### INFORMATION PROVIDED ###

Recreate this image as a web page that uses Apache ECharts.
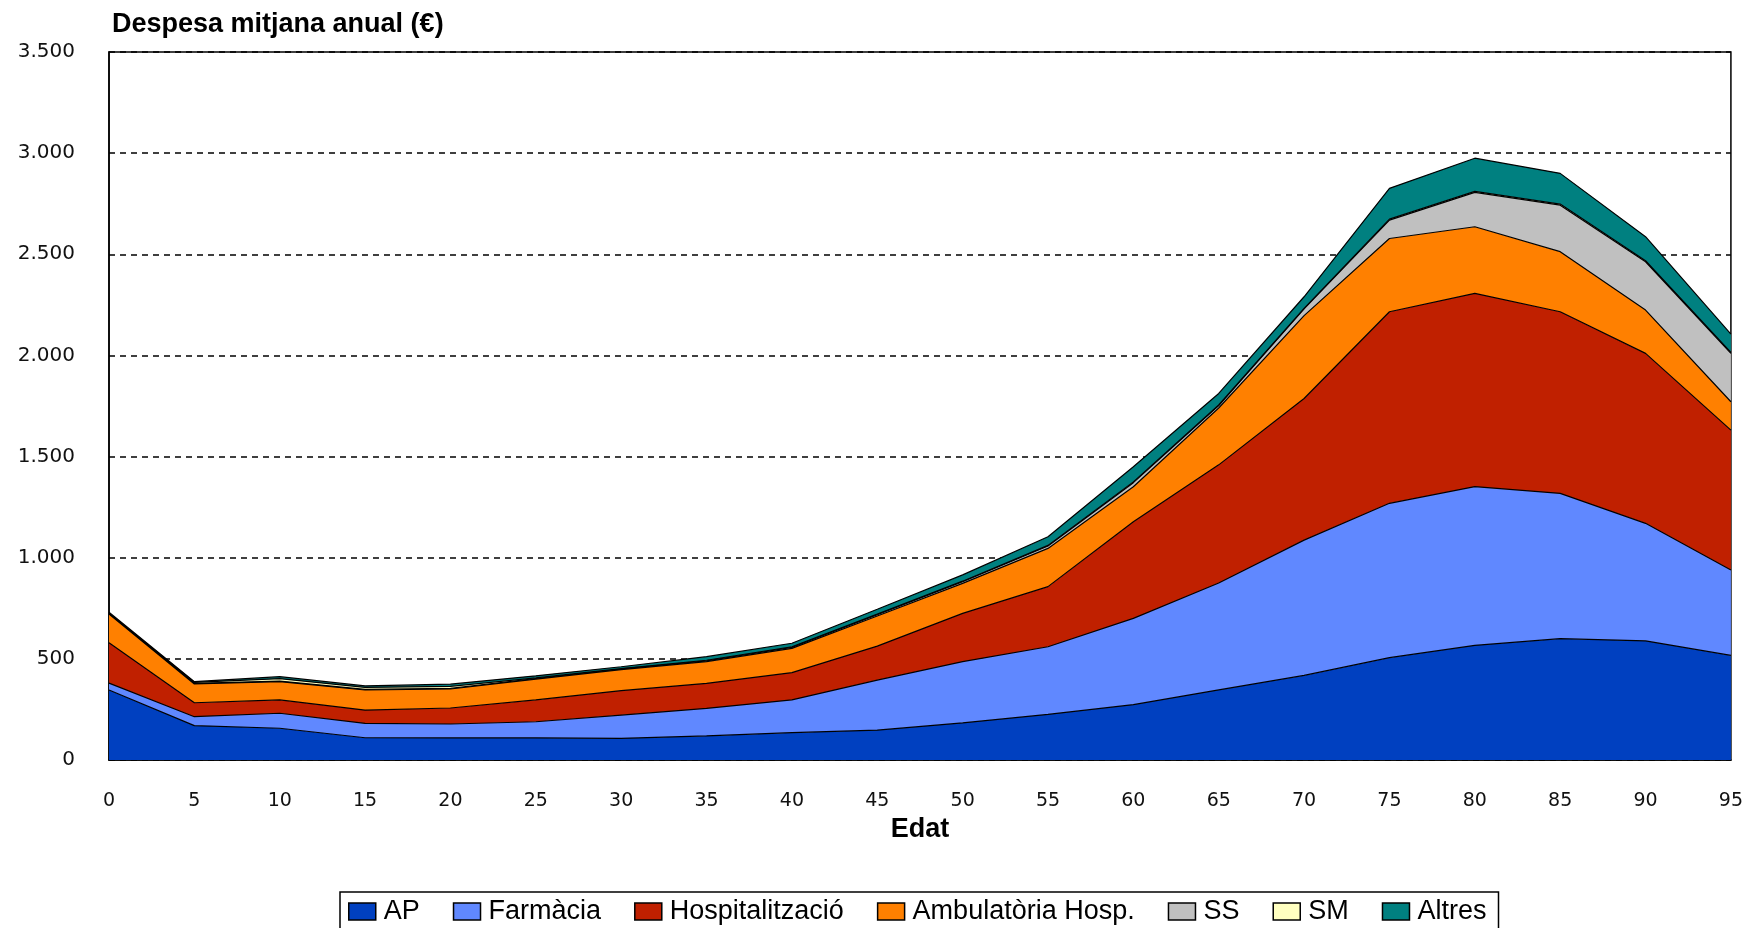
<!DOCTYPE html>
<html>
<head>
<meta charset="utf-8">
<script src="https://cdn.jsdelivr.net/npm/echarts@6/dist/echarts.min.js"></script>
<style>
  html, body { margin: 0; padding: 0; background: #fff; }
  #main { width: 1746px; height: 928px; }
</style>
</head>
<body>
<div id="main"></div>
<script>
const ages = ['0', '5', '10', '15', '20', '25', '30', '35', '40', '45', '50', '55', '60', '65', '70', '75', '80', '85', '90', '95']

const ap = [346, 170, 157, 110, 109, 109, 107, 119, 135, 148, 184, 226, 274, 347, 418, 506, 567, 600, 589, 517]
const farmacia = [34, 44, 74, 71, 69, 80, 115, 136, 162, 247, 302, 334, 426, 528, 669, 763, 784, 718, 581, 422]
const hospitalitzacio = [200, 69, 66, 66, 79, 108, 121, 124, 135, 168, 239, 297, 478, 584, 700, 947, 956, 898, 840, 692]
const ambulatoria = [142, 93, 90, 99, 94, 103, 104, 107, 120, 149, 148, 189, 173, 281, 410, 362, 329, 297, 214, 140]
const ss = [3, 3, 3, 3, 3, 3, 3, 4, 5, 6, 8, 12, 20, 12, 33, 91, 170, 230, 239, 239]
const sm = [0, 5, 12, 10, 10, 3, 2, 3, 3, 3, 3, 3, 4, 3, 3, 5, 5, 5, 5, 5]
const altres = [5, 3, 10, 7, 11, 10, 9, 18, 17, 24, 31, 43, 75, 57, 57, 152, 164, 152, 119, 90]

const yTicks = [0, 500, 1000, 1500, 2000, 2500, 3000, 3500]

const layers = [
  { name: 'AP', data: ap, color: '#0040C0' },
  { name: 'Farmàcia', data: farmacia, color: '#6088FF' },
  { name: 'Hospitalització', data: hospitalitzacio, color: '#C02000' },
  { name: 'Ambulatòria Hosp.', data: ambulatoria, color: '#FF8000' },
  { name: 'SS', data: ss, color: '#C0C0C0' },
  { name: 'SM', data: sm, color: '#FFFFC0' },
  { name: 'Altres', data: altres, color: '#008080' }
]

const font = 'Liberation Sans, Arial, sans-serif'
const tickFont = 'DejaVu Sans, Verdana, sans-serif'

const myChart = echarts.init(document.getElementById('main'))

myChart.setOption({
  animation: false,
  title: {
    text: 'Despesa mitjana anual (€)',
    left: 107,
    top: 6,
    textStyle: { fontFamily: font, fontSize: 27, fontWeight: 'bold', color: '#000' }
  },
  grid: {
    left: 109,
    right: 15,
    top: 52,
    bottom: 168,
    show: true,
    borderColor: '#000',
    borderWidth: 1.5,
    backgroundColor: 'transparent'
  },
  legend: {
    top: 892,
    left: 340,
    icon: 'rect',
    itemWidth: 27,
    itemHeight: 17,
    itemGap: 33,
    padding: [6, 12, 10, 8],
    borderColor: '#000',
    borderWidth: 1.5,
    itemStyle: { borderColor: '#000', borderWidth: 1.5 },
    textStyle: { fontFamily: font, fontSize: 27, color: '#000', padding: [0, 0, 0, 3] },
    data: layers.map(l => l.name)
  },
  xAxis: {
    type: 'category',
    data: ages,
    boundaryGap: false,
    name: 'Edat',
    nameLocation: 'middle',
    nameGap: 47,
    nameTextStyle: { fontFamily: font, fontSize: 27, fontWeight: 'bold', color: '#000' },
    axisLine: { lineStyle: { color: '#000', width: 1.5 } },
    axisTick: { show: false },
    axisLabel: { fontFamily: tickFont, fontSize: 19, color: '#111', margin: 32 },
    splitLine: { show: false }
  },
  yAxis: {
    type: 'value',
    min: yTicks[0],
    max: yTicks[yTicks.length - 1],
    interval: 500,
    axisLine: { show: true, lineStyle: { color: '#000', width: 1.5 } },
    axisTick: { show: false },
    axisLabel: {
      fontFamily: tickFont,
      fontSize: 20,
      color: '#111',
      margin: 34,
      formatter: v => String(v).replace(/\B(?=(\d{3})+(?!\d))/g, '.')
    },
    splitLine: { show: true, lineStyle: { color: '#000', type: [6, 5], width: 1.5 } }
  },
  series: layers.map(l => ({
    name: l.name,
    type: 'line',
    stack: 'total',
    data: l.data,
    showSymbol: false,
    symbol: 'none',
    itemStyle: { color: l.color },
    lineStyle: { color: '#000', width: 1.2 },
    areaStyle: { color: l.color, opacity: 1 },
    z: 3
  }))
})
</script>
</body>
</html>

###

Return the listing above unchanged, apart from dropping its pictures.

:: WRITTEN RESPONSE ::
Recreate this image as a web page that uses Apache ECharts.
<!DOCTYPE html>
<html>
<head>
<meta charset="utf-8">
<script src="https://cdn.jsdelivr.net/npm/echarts@6/dist/echarts.min.js"></script>
<style>
  html, body { margin: 0; padding: 0; background: #fff; }
  #main { width: 1746px; height: 928px; }
</style>
</head>
<body>
<div id="main"></div>
<script>
const ages = ['0', '5', '10', '15', '20', '25', '30', '35', '40', '45', '50', '55', '60', '65', '70', '75', '80', '85', '90', '95']

const ap = [346, 170, 157, 110, 109, 109, 107, 119, 135, 148, 184, 226, 274, 347, 418, 506, 567, 600, 589, 517]
const farmacia = [34, 44, 74, 71, 69, 80, 115, 136, 162, 247, 302, 334, 426, 528, 669, 763, 784, 718, 581, 422]
const hospitalitzacio = [200, 69, 66, 66, 79, 108, 121, 124, 135, 168, 239, 297, 478, 584, 700, 947, 956, 898, 840, 692]
const ambulatoria = [142, 93, 90, 99, 94, 103, 104, 107, 120, 149, 148, 189, 173, 281, 410, 362, 329, 297, 214, 140]
const ss = [3, 3, 3, 3, 3, 3, 3, 4, 5, 6, 8, 12, 20, 12, 33, 91, 170, 230, 239, 239]
const sm = [0, 5, 12, 10, 10, 3, 2, 3, 3, 3, 3, 3, 4, 3, 3, 5, 5, 5, 5, 5]
const altres = [5, 3, 10, 7, 11, 10, 9, 18, 17, 24, 31, 43, 75, 57, 57, 152, 164, 152, 119, 90]

const yTicks = [0, 500, 1000, 1500, 2000, 2500, 3000, 3500]

const layers = [
  { name: 'AP', data: ap, color: '#0040C0' },
  { name: 'Farmàcia', data: farmacia, color: '#6088FF' },
  { name: 'Hospitalització', data: hospitalitzacio, color: '#C02000' },
  { name: 'Ambulatòria Hosp.', data: ambulatoria, color: '#FF8000' },
  { name: 'SS', data: ss, color: '#C0C0C0' },
  { name: 'SM', data: sm, color: '#FFFFC0' },
  { name: 'Altres', data: altres, color: '#008080' }
]

const font = 'Liberation Sans, Arial, sans-serif'
const tickFont = 'DejaVu Sans, Verdana, sans-serif'

const myChart = echarts.init(document.getElementById('main'))

myChart.setOption({
  animation: false,
  title: {
    text: 'Despesa mitjana anual (€)',
    left: 107,
    top: 6,
    textStyle: { fontFamily: font, fontSize: 27, fontWeight: 'bold', color: '#000' }
  },
  grid: {
    left: 109,
    right: 15,
    top: 52,
    bottom: 168,
    show: true,
    borderColor: '#000',
    borderWidth: 1.5,
    backgroundColor: 'transparent'
  },
  legend: {
    top: 892,
    left: 340,
    icon: 'rect',
    itemWidth: 27,
    itemHeight: 17,
    itemGap: 33,
    padding: [6, 12, 10, 8],
    borderColor: '#000',
    borderWidth: 1.5,
    itemStyle: { borderColor: '#000', borderWidth: 1.5 },
    textStyle: { fontFamily: font, fontSize: 27, color: '#000', padding: [0, 0, 0, 3] },
    data: layers.map(l => l.name)
  },
  xAxis: {
    type: 'category',
    data: ages,
    boundaryGap: false,
    name: 'Edat',
    nameLocation: 'middle',
    nameGap: 47,
    nameTextStyle: { fontFamily: font, fontSize: 27, fontWeight: 'bold', color: '#000' },
    axisLine: { lineStyle: { color: '#000', width: 1.5 } },
    axisTick: { show: false },
    axisLabel: { fontFamily: tickFont, fontSize: 19, color: '#111', margin: 32 },
    splitLine: { show: false }
  },
  yAxis: {
    type: 'value',
    min: yTicks[0],
    max: yTicks[yTicks.length - 1],
    interval: 500,
    axisLine: { show: true, lineStyle: { color: '#000', width: 1.5 } },
    axisTick: { show: false },
    axisLabel: {
      fontFamily: tickFont,
      fontSize: 20,
      color: '#111',
      margin: 34,
      formatter: v => String(v).replace(/\B(?=(\d{3})+(?!\d))/g, '.')
    },
    splitLine: { show: true, lineStyle: { color: '#000', type: [6, 5], width: 1.5 } }
  },
  series: layers.map(l => ({
    name: l.name,
    type: 'line',
    stack: 'total',
    data: l.data,
    showSymbol: false,
    symbol: 'none',
    itemStyle: { color: l.color },
    lineStyle: { color: '#000', width: 1.2 },
    areaStyle: { color: l.color, opacity: 1 },
    z: 3
  }))
})
</script>
</body>
</html>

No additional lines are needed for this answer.